2. Un motif raisonnable de penser que la situation présente un tel danger : le salarié n’a pas à prouver l’existence réelle du danger, mais doit pouvoir justifier du caractère raisonnable de sa crainte.
3. L’alerte de l’employeur : le salarié doit signaler immédiatement à l’employeur ou à son représentant toute situation de travail dont il a un motif raisonnable de penser qu’elle présente un danger grave et imminent.
4. L’absence d’atteinte aux tiers : l’exercice du droit de retrait ne doit pas créer pour autrui une nouvelle situation de danger grave et imminent.
Procédure de mise en œuvre du droit de retrait
La mise en œuvre du droit de retrait suit une procédure précise :
1. Signalement du danger : le salarié doit alerter immédiatement l’employeur ou son représentant de la situation qu’il estime dangereuse. Cette alerte peut être verbale ou écrite, mais il est recommandé de la formaliser par écrit pour des raisons de preuve.
2. Retrait effectif : le salarié peut quitter son poste de travail ou refuser de l’occuper sans l’accord de l’employeur. Il n’est pas tenu de rester à la disposition de l’employeur pendant l’exercice de son droit de retrait.
3. Enquête de l’employeur : l’employeur doit procéder immédiatement à une enquête avec les représentants du personnel compétents en matière de santé et de sécurité (membres du CSE) pour vérifier le bien-fondé de l’alerte et prendre les mesures nécessaires pour faire cesser le danger.

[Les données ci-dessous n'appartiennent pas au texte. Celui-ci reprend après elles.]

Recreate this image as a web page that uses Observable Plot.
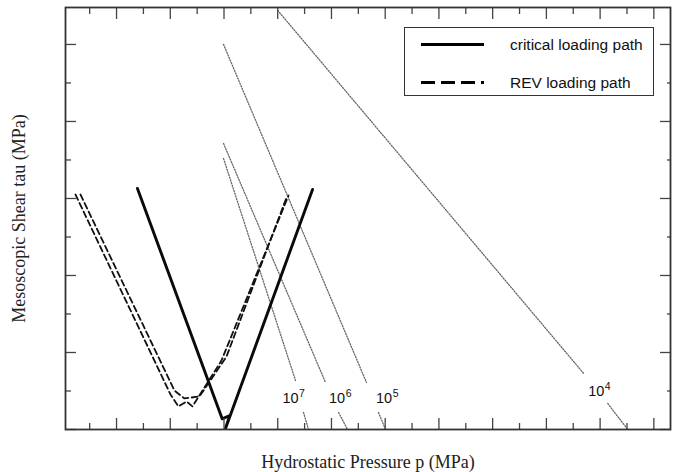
<!DOCTYPE html>
<html>
<head>
<meta charset="utf-8">
<script src="https://cdn.jsdelivr.net/npm/d3@7"></script>
<script src="https://cdn.jsdelivr.net/npm/@observablehq/plot@0.6"></script>
<style>
  html, body { margin: 0; padding: 0; background: #fff; }
  #wrap { position: relative; width: 679px; height: 472px; }
  #legend { position: absolute; left: 404px; top: 27px; width: 248px; height: 67px;
            border: 1px solid #333; background: #fff; }
</style>
</head>
<body>
<div id="wrap"></div>
<script>
// ---- data (arbitrary units, major tick = 1) ----
const xMajorTicks = [1, 2, 3, 4, 5, 6, 7, 8, 9, 10, 11];
const xMinorTicks = [0.5, 1.5, 2.5, 3.5, 4.5, 5.5, 6.5, 7.5, 8.5, 9.5, 10.5];
const yMajorTicks = [0, 1, 2, 3, 4, 5];
const yMinorTicks = [0.5, 1.5, 2.5, 3.5, 4.5];

// critical loading path (solid)
const criticalX = [1.389, 2.966, 3.108, 3.028, 4.648];
const criticalY = [3.130, 0.139, 0.182, 0.013, 3.117];

// REV loading path (dashed, two close strands)
const revAX = [0.235, 2.004, 2.153, 2.302, 2.413, 2.953, 4.201];
const revAY = [3.052, 0.455, 0.299, 0.364, 0.299, 0.896, 3.039];
const revBX = [0.328, 2.078, 2.264, 2.544, 3.047, 4.164];
const revBY = [3.052, 0.506, 0.403, 0.429, 0.948, 3.013];

// dotted iso-lines (upper and lower parts, with a gap for the label)
const curveBase = ["10", "10", "10", "10"];
const curveExp = ["7", "6", "5", "4"];
const curveUpperX = [[2.991, 4.331], [2.991, 4.890], [2.991, 5.652], [4.000, 9.695]];
const curveUpperY = [[3.519, 0.636], [3.714, 0.610], [5.000, 0.610], [5.442, 0.727]];
const curveLowerX = [[4.480, 4.573], [5.132, 5.300], [5.875, 6.006], [10.142, 10.514]];
const curveLowerY = [[0.221, 0.000], [0.221, 0.000], [0.221, 0.000], [0.338, 0.000]];
const labelX = [4.238, 5.104, 5.980, 9.927];
const labelY = [0.403, 0.403, 0.403, 0.500];

const xTitle = "Hydrostatic Pressure p (MPa)";
const yTitle = "Mesoscopic Shear tau (MPa)";
const legendLabels = ["critical loading path", "REV loading path"];

// ---- build tables ----
const critical = criticalX.map((x, i) => ({x, y: criticalY[i]}));
const rev = [
  ...revAX.map((x, i) => ({x, y: revAY[i], s: "A"})),
  ...revBX.map((x, i) => ({x, y: revBY[i], s: "B"}))
];
const dotted = [];
curveExp.forEach((e, k) => {
  curveUpperX[k].forEach((x, i) => dotted.push({x, y: curveUpperY[k][i], s: e + "u"}));
  curveLowerX[k].forEach((x, i) => dotted.push({x, y: curveLowerY[k][i], s: e + "l"}));
});
const labels = curveExp.map((e, i) => ({base: curveBase[i], e, x: labelX[i], y: labelY[i]}));

const axisStroke = "#444";
const blank = () => "";
const major = 11, minor = 6;
const sans = "Liberation Sans, Arial, sans-serif";
const serif = "Liberation Serif, Times New Roman, serif";

const chart = Plot.plot({
  width: 679,
  height: 472,
  marginLeft: 65,
  marginRight: 9,
  marginTop: 7,
  marginBottom: 43,
  x: {domain: [0.05, 11.31]},
  y: {domain: [0, 5.48]},
  style: {background: "#fff"},
  marks: [
    Plot.line(dotted, {x: "x", y: "y", z: "s", stroke: "#666", strokeWidth: 1.3, strokeDasharray: "1.2,1.6"}),
    Plot.line(rev, {x: "x", y: "y", z: "s", stroke: "#111", strokeWidth: 1.8, strokeDasharray: "6,3.5"}),
    Plot.line(critical, {x: "x", y: "y", stroke: "#0a0a0a", strokeWidth: 2.9, strokeLinejoin: "round"}),
    Plot.text(labels, {x: "x", y: "y", text: "base", fontFamily: sans, fontSize: 14.5, fill: "#111"}),
    Plot.text(labels, {x: "x", y: "y", text: "e", dx: 11.5, dy: -4.5, fontFamily: sans, fontSize: 10.5, fill: "#111"}),
    // axes: inward ticks on all four sides, no tick labels
    Plot.axisX(xMajorTicks, {anchor: "bottom", tickSize: -major, tickFormat: blank, label: null, stroke: axisStroke, strokeWidth: 1.3}),
    Plot.axisX(xMinorTicks, {anchor: "bottom", tickSize: -minor, tickFormat: blank, label: null, stroke: axisStroke, strokeWidth: 1.3}),
    Plot.axisX(xMajorTicks, {anchor: "top", tickSize: -major, tickFormat: blank, label: null, stroke: axisStroke, strokeWidth: 1.3}),
    Plot.axisX(xMinorTicks, {anchor: "top", tickSize: -minor, tickFormat: blank, label: null, stroke: axisStroke, strokeWidth: 1.3}),
    Plot.axisY(yMajorTicks, {anchor: "left", tickSize: -major, tickFormat: blank, label: null, stroke: axisStroke, strokeWidth: 1.3}),
    Plot.axisY(yMinorTicks, {anchor: "left", tickSize: -minor, tickFormat: blank, label: null, stroke: axisStroke, strokeWidth: 1.3}),
    Plot.axisY(yMajorTicks, {anchor: "right", tickSize: -major, tickFormat: blank, label: null, stroke: axisStroke, strokeWidth: 1.3}),
    Plot.axisY(yMinorTicks, {anchor: "right", tickSize: -4, tickFormat: blank, label: null, stroke: axisStroke, strokeWidth: 1.3}),
    Plot.frame({stroke: "#333", strokeWidth: 1.8}),
    Plot.text([xTitle], {frameAnchor: "bottom", textAnchor: "middle", dy: 33, lineAnchor: "middle", fontFamily: serif, fontSize: 18, fill: "#222"}),
    Plot.text([yTitle], {frameAnchor: "left", textAnchor: "middle", rotate: -90, dx: -46, lineAnchor: "middle", fontFamily: serif, fontSize: 18, fill: "#222"})
  ]
});

const wrap = document.getElementById("wrap");
wrap.appendChild(chart);

// legend overlay (HTML/SVG), entries taken from legendLabels
const legend = document.createElement("div");
legend.id = "legend";
const dashes = [null, "14,6"];
legend.innerHTML = `<svg width="248" height="67" style="display:block">
  ${legendLabels.map((lab, i) => {
    const cy = 16.5 + i * 38;
    return `<line x1="16" x2="79" y1="${cy}" y2="${cy}" stroke="#000" stroke-width="3"${dashes[i] ? ` stroke-dasharray="${dashes[i]}"` : ""}/>
    <text x="105" y="${cy}" dominant-baseline="central" font-family="${sans}" font-size="15.5" fill="#111">${lab}</text>`;
  }).join("")}
</svg>`;
wrap.appendChild(legend);
</script>
</body>
</html>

4. Consignation dans le registre spécial : l’avis du salarié concernant la situation de danger grave et imminent doit être consigné dans un registre spécial tenu à la disposition de l’inspection du travail.
Conséquences de l’exercice du droit de retrait
L’exercice légitime du droit de retrait entraîne plusieurs conséquences :
1. Protection contre les sanctions : aucune sanction ni retenue de salaire ne peut être appliquée au salarié ayant exercé son droit de retrait de manière justifiée.

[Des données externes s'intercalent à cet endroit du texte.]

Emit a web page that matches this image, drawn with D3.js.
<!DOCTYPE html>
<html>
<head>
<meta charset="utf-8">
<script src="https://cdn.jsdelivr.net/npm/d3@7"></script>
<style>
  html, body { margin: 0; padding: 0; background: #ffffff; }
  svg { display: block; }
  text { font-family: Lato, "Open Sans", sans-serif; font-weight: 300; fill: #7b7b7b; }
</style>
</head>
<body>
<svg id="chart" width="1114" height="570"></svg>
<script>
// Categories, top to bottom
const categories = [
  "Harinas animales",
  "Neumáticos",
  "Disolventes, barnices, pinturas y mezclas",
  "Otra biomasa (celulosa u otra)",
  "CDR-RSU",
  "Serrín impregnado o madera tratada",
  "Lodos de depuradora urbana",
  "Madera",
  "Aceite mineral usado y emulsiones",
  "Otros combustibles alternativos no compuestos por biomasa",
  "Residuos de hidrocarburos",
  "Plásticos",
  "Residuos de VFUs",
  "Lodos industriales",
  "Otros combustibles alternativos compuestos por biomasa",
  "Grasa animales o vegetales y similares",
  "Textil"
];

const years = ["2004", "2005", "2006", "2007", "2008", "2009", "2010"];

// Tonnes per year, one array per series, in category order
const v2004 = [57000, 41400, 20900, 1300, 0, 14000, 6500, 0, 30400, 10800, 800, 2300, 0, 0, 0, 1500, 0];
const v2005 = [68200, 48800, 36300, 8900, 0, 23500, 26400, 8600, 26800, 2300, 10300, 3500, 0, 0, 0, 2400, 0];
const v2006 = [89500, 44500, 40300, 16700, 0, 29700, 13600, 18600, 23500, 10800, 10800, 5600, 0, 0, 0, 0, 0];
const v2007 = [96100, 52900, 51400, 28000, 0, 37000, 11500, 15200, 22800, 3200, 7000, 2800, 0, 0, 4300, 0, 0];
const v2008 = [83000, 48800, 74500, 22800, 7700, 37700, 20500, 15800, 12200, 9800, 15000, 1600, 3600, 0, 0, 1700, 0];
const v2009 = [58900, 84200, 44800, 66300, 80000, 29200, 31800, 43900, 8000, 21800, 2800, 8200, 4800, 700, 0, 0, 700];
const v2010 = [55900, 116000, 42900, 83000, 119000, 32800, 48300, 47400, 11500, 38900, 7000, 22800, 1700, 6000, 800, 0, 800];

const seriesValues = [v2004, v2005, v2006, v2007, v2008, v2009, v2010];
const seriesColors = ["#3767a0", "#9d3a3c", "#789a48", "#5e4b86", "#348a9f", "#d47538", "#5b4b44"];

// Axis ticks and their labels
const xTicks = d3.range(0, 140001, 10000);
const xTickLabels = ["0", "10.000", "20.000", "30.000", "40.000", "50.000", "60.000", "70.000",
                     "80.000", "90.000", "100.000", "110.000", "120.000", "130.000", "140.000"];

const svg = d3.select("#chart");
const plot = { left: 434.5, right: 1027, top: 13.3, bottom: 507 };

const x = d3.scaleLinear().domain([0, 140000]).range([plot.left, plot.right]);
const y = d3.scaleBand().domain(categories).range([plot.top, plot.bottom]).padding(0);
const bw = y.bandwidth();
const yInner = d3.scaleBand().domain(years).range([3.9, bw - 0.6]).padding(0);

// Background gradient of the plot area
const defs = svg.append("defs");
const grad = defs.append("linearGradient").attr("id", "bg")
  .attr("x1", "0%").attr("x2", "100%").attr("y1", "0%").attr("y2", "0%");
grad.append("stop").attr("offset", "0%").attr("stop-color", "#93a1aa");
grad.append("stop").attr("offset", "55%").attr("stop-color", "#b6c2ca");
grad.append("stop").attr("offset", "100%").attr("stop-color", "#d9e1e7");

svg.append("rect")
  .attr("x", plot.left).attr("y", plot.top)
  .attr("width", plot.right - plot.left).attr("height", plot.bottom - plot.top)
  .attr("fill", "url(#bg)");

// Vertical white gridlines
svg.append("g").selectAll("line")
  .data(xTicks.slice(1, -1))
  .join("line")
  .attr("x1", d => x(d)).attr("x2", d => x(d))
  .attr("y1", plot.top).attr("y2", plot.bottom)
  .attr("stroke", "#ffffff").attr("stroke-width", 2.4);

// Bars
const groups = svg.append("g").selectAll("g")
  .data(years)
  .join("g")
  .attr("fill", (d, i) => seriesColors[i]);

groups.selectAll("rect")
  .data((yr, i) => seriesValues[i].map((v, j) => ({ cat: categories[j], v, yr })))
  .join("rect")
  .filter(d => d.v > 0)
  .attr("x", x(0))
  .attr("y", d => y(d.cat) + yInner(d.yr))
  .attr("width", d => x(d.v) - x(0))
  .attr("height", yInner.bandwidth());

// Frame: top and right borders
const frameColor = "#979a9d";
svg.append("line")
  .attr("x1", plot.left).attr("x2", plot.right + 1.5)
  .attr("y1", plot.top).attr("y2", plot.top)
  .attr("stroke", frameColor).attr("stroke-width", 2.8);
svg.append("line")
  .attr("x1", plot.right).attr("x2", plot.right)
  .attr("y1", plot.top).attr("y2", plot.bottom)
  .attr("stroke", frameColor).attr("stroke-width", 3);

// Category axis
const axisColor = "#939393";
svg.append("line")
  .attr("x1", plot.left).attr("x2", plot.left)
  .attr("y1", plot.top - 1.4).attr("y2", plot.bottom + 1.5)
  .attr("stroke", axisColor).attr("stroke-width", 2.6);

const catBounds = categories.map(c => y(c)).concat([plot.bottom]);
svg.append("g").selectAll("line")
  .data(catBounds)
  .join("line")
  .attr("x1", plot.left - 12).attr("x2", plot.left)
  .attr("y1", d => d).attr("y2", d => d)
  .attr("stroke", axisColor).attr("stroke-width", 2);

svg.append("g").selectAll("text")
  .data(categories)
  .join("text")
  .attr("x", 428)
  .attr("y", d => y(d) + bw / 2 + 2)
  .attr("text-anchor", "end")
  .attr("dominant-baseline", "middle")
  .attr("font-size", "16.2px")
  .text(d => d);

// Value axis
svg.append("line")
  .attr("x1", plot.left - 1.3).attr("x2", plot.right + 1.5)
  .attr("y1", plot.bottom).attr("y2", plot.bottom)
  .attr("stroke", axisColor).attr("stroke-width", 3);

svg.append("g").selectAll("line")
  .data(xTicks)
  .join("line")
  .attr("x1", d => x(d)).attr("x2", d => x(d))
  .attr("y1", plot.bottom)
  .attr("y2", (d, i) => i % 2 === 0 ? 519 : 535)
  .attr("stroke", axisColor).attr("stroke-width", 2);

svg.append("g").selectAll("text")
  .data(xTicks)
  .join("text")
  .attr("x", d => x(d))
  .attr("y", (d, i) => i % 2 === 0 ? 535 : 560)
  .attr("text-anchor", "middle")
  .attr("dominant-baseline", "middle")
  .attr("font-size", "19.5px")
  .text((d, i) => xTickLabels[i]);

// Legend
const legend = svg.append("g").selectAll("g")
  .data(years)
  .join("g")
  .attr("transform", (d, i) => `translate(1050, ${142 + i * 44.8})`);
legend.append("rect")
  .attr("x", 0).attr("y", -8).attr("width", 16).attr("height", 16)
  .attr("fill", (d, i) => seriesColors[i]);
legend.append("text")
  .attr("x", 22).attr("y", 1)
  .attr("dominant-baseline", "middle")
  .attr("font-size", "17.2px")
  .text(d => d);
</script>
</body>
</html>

2. Maintien de la rémunération : le salarié continue de percevoir sa rémunération pendant la période de retrait.
3. Obligation de l’employeur : l’employeur ne peut demander au salarié de reprendre son activité dans une situation de travail où persiste un danger grave et imminent.
4. Droit de retrait abusif : si l’exercice du droit de retrait s’avère injustifié, le salarié s’expose à des sanctions disciplinaires et à une retenue sur salaire pour la période d’absence injustifiée.
Limites et cas particuliers du droit de retrait
Le droit de retrait connaît certaines limites et s’applique différemment selon les situations :
1. Missions de sécurité : les salariés dont la mission est d’assurer la sécurité des biens et des personnes ne peuvent exercer leur droit de retrait si cela compromet la sécurité d’autrui.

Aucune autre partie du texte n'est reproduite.